Compassion is a collective effort
September 7, 2019
Mutual respect is one of the most basic foundations for any healthy, productive relationship, and Wilson seems to be missing it. We as students have a knack for getting under teachers’ skin, and teachers have a knack for calling kids out in embarrassingly public corrective endeavors. Things like these create an environment that’s difficult to learn in.
Wilson is like any high school—we have lots of different people in our midst, with unique life experiences and personalities. This can and has given way to misunderstandings and interactions that turn sour because we don’t understand each other or even want to try. That’s why we need to make the attempt, and to try to respect each other.
Yes, we’re kids. Yes, we shouldn’t have to bear the responsibility of maintaining the peace and order of our classrooms and halls. But we also shouldn’t be the reason they’re disorderly in the first place. Teachers don’t deserve to be treated badly because they’re just people trying to do their jobs and give us an education with whatever limited resources DCPS provides them. We need them in order to understand the basics of our society and achieve goals, such as pursuing higher education. It’s not fair of us to antagonize them or disrespect them because of whatever differences or misunderstandings we might have.
Teachers have lives as well, and it behooves us to recognize that. They aren’t mindless automatons, spewing information on a daily basis. Their problems are just as important as ours.
We also can’t forget that mutual respect is, as the name suggests, a two-way street. Students constantly being kind and understanding towards teachers is not how we can change the culture of blatant disrespect at Wilson, because as long as one party is receiving negativity the other will meet it with the same.
Ergo, this is a plea for teachers to also be more understanding. In an age where so many things can be affecting students, where laziness and lack of motivation could be covert depression, and lack of participation could be covert anxiety, I ask that you are patient and help us on our journey to adulthood rather than making it more arduous.

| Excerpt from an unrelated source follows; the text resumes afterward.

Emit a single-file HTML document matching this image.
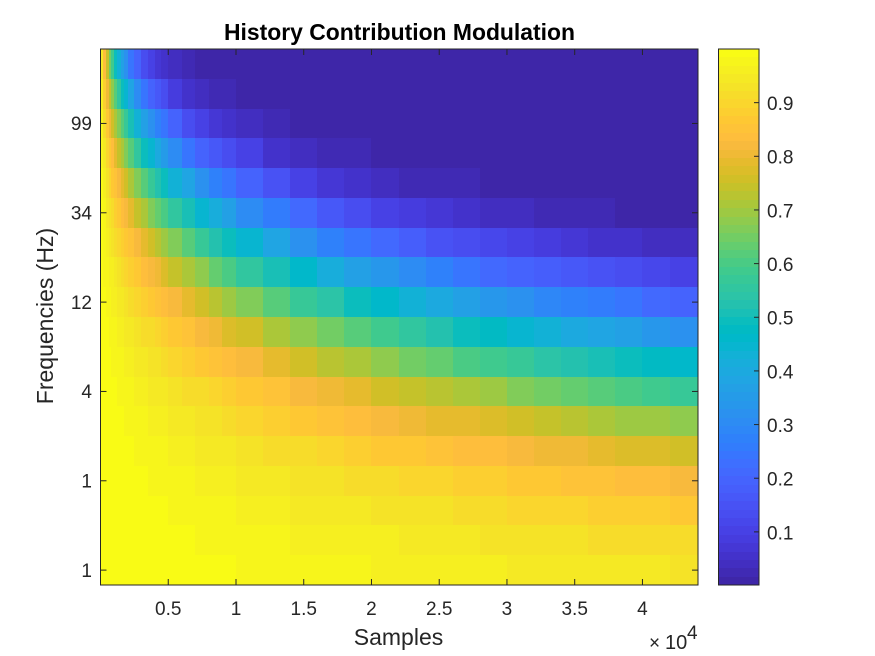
<!DOCTYPE html>
<html lang="en">
<head>
<meta charset="utf-8">
<title>History Contribution Modulation</title>
<style>
html,body{margin:0;padding:0;background:#fff;width:875px;height:656px;overflow:hidden}
svg{display:block;font-family:"Liberation Sans",Arial,sans-serif}
text{fill:#262626}
</style>
</head>
<body>
<svg id="chart" width="875" height="656" viewBox="0 0 875 656" xmlns="http://www.w3.org/2000/svg">
  <rect x="0" y="0" width="875" height="656" fill="#fff"/>
  <g id="cells" shape-rendering="crispEdges"></g>
  <g id="axes"></g>
  <g id="cbar"></g>
  <text x="399.5" y="40" text-anchor="middle" font-size="22.9" font-weight="bold" style="fill:#000">History Contribution Modulation</text>
  <text x="398.5" y="645" text-anchor="middle" font-size="23">Samples</text>
  <text transform="translate(53,316) rotate(-90)" text-anchor="middle" font-size="23">Frequencies (Hz)</text>
  <g>
    <text x="649" y="649" font-size="19">×</text>
    <text x="665" y="649" font-size="20">10</text>
    <text x="687" y="639" font-size="19">4</text>
  </g>
</svg>
<script>
// Cell start positions along the x axis (samples); the last cell ends at sampleEnd
const sampleStarts = [0,200,400,600,800,1000,1250,1500,1750,2000,2500,3000,3500,4000,4500,5000,6000,7000,8000,9000,10000,12000,14000,16000,18000,20000,22000,24000,26000,28000,30000,32000,34000,36000,38000,40000,42000];
const sampleEnd = 44100;
const xTickValues = [5000,10000,15000,20000,25000,30000,35000,40000];
const xTickLabels = ["0.5","1","1.5","2","2.5","3","3.5","4"];
const yTickRows = [2,5,8,11,14,17];
const yTickLabels = ["99","34","12","4","1","1"];
const cbarTickValues = [0.1,0.2,0.3,0.4,0.5,0.6,0.7,0.8,0.9];
const cbarTickLabels = ["0.1","0.2","0.3","0.4","0.5","0.6","0.7","0.8","0.9"];
const colorMin = 0.001;
const colorMax = 1.0;
// Modulation values, top row of the picture first
const modulationRows = [
[.94,.83,.74,.65,.58,.50,.43,.37,.32,.25,.19,.14,.10,.074,.055,.035,.019,.010,.006,.003,.001,.001,.001,.001,.001,.001,.001,.001,.001,.001,.001,.001,.001,.001,.001,.001,.001],
[.96,.88,.81,.74,.68,.62,.55,.50,.45,.38,.31,.25,.20,.16,.13,.093,.061,.039,.026,.017,.009,.004,.002,.001,.001,.001,.001,.001,.001,.001,.001,.001,.001,.001,.001,.001,.001],
[.97,.91,.86,.81,.76,.71,.66,.61,.57,.51,.43,.37,.32,.28,.24,.19,.14,.10,.076,.056,.036,.019,.011,.006,.003,.002,.001,.001,.001,.001,.001,.001,.001,.001,.001,.001,.001],
[.98,.94,.90,.86,.83,.79,.75,.71,.67,.62,.56,.50,.45,.40,.36,.31,.25,.20,.16,.13,.095,.062,.041,.026,.017,.011,.007,.005,.003,.002,.001,.001,.001,.001,.001,.001,.001],
[.985,.956,.928,.90,.874,.845,.813,.783,.754,.713,.661,.613,.569,.528,.49,.437,.376,.324,.279,.24,.191,.142,.105,.078,.057,.043,.031,.023,.017,.013,.009,.007,.005,.004,.003,.002,.002],
[.989,.969,.948,.929,.909,.888,.864,.842,.82,.788,.747,.709,.672,.638,.605,.558,.502,.452,.407,.366,.312,.252,.204,.165,.134,.108,.087,.071,.057,.046,.037,.03,.025,.02,.016,.013,.010],
[.993,.978,.963,.949,.935,.919,.902,.886,.869,.845,.815,.784,.756,.728,.702,.664,.616,.571,.53,.492,.44,.379,.327,.281,.242,.209,.18,.155,.133,.115,.099,.085,.073,.063,.054,.047,.04],
[.995,.984,.974,.964,.954,.943,.93,.918,.906,.888,.865,.843,.821,.80,.779,.749,.71,.674,.639,.607,.56,.504,.454,.409,.368,.331,.298,.268,.241,.217,.196,.176,.158,.143,.128,.116,.104],
[.996,.989,.982,.974,.967,.959,.95,.942,.933,.92,.903,.887,.87,.854,.839,.815,.786,.757,.73,.703,.665,.618,.574,.533,.495,.459,.427,.396,.368,.342,.317,.295,.274,.254,.236,.219,.203],
[.997,.992,.987,.982,.977,.971,.965,.959,.952,.943,.931,.919,.907,.895,.884,.867,.844,.823,.801,.781,.751,.713,.677,.642,.61,.579,.549,.522,.495,.47,.446,.423,.402,.382,.362,.344,.326],
[.998,.995,.991,.987,.984,.98,.975,.971,.966,.96,.951,.942,.933,.925,.916,.904,.888,.871,.856,.84,.817,.788,.759,.732,.705,.68,.656,.632,.609,.587,.566,.546,.526,.507,.489,.471,.454],
[.999,.996,.994,.991,.988,.986,.982,.979,.976,.971,.965,.959,.953,.947,.941,.931,.92,.908,.896,.885,.868,.846,.824,.803,.783,.763,.743,.724,.706,.688,.67,.653,.637,.62,.605,.589,.574],
[.999,.997,.995,.994,.992,.99,.988,.985,.983,.98,.975,.971,.966,.962,.958,.951,.943,.934,.926,.917,.905,.889,.872,.857,.841,.826,.811,.797,.782,.768,.754,.741,.728,.714,.701,.689,.676],
[.999,.998,.997,.996,.994,.993,.991,.99,.988,.986,.983,.979,.976,.973,.97,.965,.959,.953,.947,.941,.932,.92,.908,.897,.885,.874,.863,.852,.841,.83,.82,.809,.799,.789,.779,.769,.759],
[1,.999,.998,.997,.996,.995,.994,.993,.992,.99,.988,.985,.983,.981,.979,.976,.971,.967,.962,.958,.952,.943,.935,.926,.918,.91,.902,.893,.885,.878,.87,.862,.854,.846,.839,.832,.824],
[.999,.999,.998,.998,.997,.996,.996,.995,.994,.993,.991,.99,.988,.987,.985,.983,.98,.976,.973,.97,.966,.96,.953,.947,.941,.936,.93,.924,.918,.912,.906,.901,.895,.889,.884,.878,.872],
[1,.999,.999,.998,.998,.997,.997,.996,.996,.995,.994,.993,.992,.991,.989,.988,.986,.983,.981,.979,.976,.971,.967,.963,.958,.954,.95,.946,.941,.937,.933,.929,.925,.921,.917,.912,.908],
[1,1,.999,.999,.999,.998,.998,.997,.997,.996,.996,.995,.994,.993,.993,.991,.99,.988,.987,.985,.983,.98,.977,.974,.97,.968,.965,.961,.958,.955,.952,.949,.946,.943,.941,.938,.935]
];
// Colour ramp (64 levels)
const colormap = [
[.2422,.1504,.6603],[.2504,.165,.7076],[.2578,.1818,.7511],[.2647,.1978,.7952],[.2706,.2147,.8364],[.2751,.2342,.871],[.2783,.2559,.8991],[.2803,.2782,.9221],
[.2813,.3006,.9414],[.281,.3228,.9579],[.2795,.3447,.9717],[.276,.3667,.9829],[.2699,.3892,.9906],[.2602,.4123,.9952],[.244,.4358,.9988],[.2206,.4603,.9973],
[.1963,.4847,.9892],[.1834,.5074,.9798],[.1786,.5289,.9682],[.1764,.5499,.952],[.1687,.5703,.9359],[.154,.5902,.9218],[.146,.6091,.9079],[.138,.6276,.8973],
[.1248,.6459,.8883],[.1113,.6635,.8763],[.0952,.6798,.8598],[.0689,.6948,.8394],[.0297,.7082,.8163],[.0036,.7203,.7917],[.0067,.7312,.766],[.0433,.7411,.7394],
[.0964,.75,.712],[.1408,.7584,.6842],[.1717,.767,.6554],[.1938,.7758,.6251],[.2161,.7843,.5923],[.247,.7918,.5567],[.2906,.7973,.5188],[.3406,.8008,.4789],
[.3909,.8029,.4354],[.4456,.8024,.3909],[.5044,.7993,.348],[.5616,.7942,.3045],[.6174,.7876,.2612],[.672,.7793,.2227],[.7242,.7698,.191],[.7738,.7598,.1646],
[.8203,.7498,.1535],[.8634,.7406,.1596],[.9035,.733,.1774],[.9393,.7288,.21],[.9728,.7298,.2394],[.9956,.7434,.2371],[.997,.7659,.2199],[.9952,.7861,.1999],
[.9892,.8135,.1884],[.9786,.8386,.1778],[.9676,.8639,.165],[.961,.889,.1537],[.9597,.9135,.1423],[.9628,.9373,.1265],[.9691,.9606,.1064],[.9769,.9839,.0805]
];

const plotLeft = 100.5, plotRight = 698, plotTop = 49, plotBottom = 585;
const cbLeft = 718.5, cbRight = 759;
const SVG_NS = "http://www.w3.org/2000/svg";
const INK = "#262626";

function xScale(sample){ return plotLeft + (sample / sampleEnd) * (plotRight - plotLeft); }
function yScale(rowPos){ return plotTop + (rowPos / modulationRows.length) * (plotBottom - plotTop); }
function cbScale(value){ return plotBottom - ((value - colorMin) / (colorMax - colorMin)) * (plotBottom - plotTop); }
function levelOf(value){
  const t = (value - colorMin) / (colorMax - colorMin);
  return Math.max(0, Math.min(colormap.length - 1, Math.floor(t * colormap.length)));
}
function levelColor(level){
  const c = colormap[level];
  return "rgb(" + Math.round(c[0]*255) + "," + Math.round(c[1]*255) + "," + Math.round(c[2]*255) + ")";
}
function make(tag, parent, props){
  const node = document.createElementNS(SVG_NS, tag);
  for (const k in props) node.setAttribute(k, props[k]);
  parent.appendChild(node);
  return node;
}

const cellsGroup = document.getElementById("cells");
const axesGroup = document.getElementById("axes");
const cbarGroup = document.getElementById("cbar");

modulationRows.forEach(function(row, r){
  row.forEach(function(value, c){
    const x0 = Math.round(xScale(sampleStarts[c]));
    const x1 = Math.round(xScale(c + 1 < sampleStarts.length ? sampleStarts[c + 1] : sampleEnd));
    const y0 = Math.round(yScale(r));
    const y1 = Math.round(yScale(r + 1));
    const cell = make("rect", cellsGroup, {x:x0, y:y0, width:x1 - x0, height:y1 - y0, fill:levelColor(levelOf(value))});
    
    
  });
});

const plotFrame = make("rect", axesGroup, {x:plotLeft, y:plotTop, width:plotRight - plotLeft, height:plotBottom - plotTop, fill:"none", stroke:INK, "stroke-width":1});



xTickValues.forEach(function(value, i){
  const x = xScale(value);
  const bottomTick = make("line", axesGroup, {x1:x, x2:x, y1:plotBottom, y2:plotBottom - 6, stroke:INK, "stroke-width":1});
  
  
  const topTick = make("line", axesGroup, {x1:x, x2:x, y1:plotTop, y2:plotTop + 6, stroke:INK, "stroke-width":1});
  
  
  const label = make("text", axesGroup, {x:x, y:615, "text-anchor":"middle", "font-size":19});
  label.textContent = xTickLabels[i];
  
  
});

yTickRows.forEach(function(rowIndex, i){
  const y = yScale(rowIndex + 0.5);
  const leftTick = make("line", axesGroup, {x1:plotLeft, x2:plotLeft + 6, y1:y, y2:y, stroke:INK, "stroke-width":1});
  
  
  const rightTick = make("line", axesGroup, {x1:plotRight, x2:plotRight - 6, y1:y, y2:y, stroke:INK, "stroke-width":1});
  
  
  const label = make("text", axesGroup, {x:92, y:y + 6.8, "text-anchor":"end", "font-size":19});
  label.textContent = yTickLabels[i];
  
  
});

colormap.forEach(function(rgb, level){
  const y0 = Math.round(plotBottom - (level + 1) / colormap.length * (plotBottom - plotTop));
  const y1 = Math.round(plotBottom - level / colormap.length * (plotBottom - plotTop));
  const band = make("rect", cbarGroup, {x:cbLeft, y:y0, width:cbRight - cbLeft, height:y1 - y0, fill:levelColor(level), "shape-rendering":"crispEdges"});
  
  
});
const cbFrame = make("rect", cbarGroup, {x:cbLeft, y:plotTop, width:cbRight - cbLeft, height:plotBottom - plotTop, fill:"none", stroke:INK, "stroke-width":1});



cbarTickValues.forEach(function(value, i){
  const y = cbScale(value);
  const tick = make("line", cbarGroup, {x1:cbRight, x2:cbRight - 5, y1:y, y2:y, stroke:INK, "stroke-width":1});
  
  
  const label = make("text", cbarGroup, {x:767, y:y + 7.4, "font-size":19});
  label.textContent = cbarTickLabels[i];
  
  
});
</script>
</body>
</html>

If we disrespect you, it could be that we don’t have the tools to handle our emotions as we should, but it’s rarely out of the intent to hurt you. And if you disrespect us, it could be due to something similar. The difference is that our brains are still developing, and we’re learning how to be a functioning member of our society. You are supposed to be teaching us to do this. Help us understand that the jokes and distractions at your expense aren’t worth the short-term laughs we’ll receive and that our behavior will drive people away if we continue using others at our expense.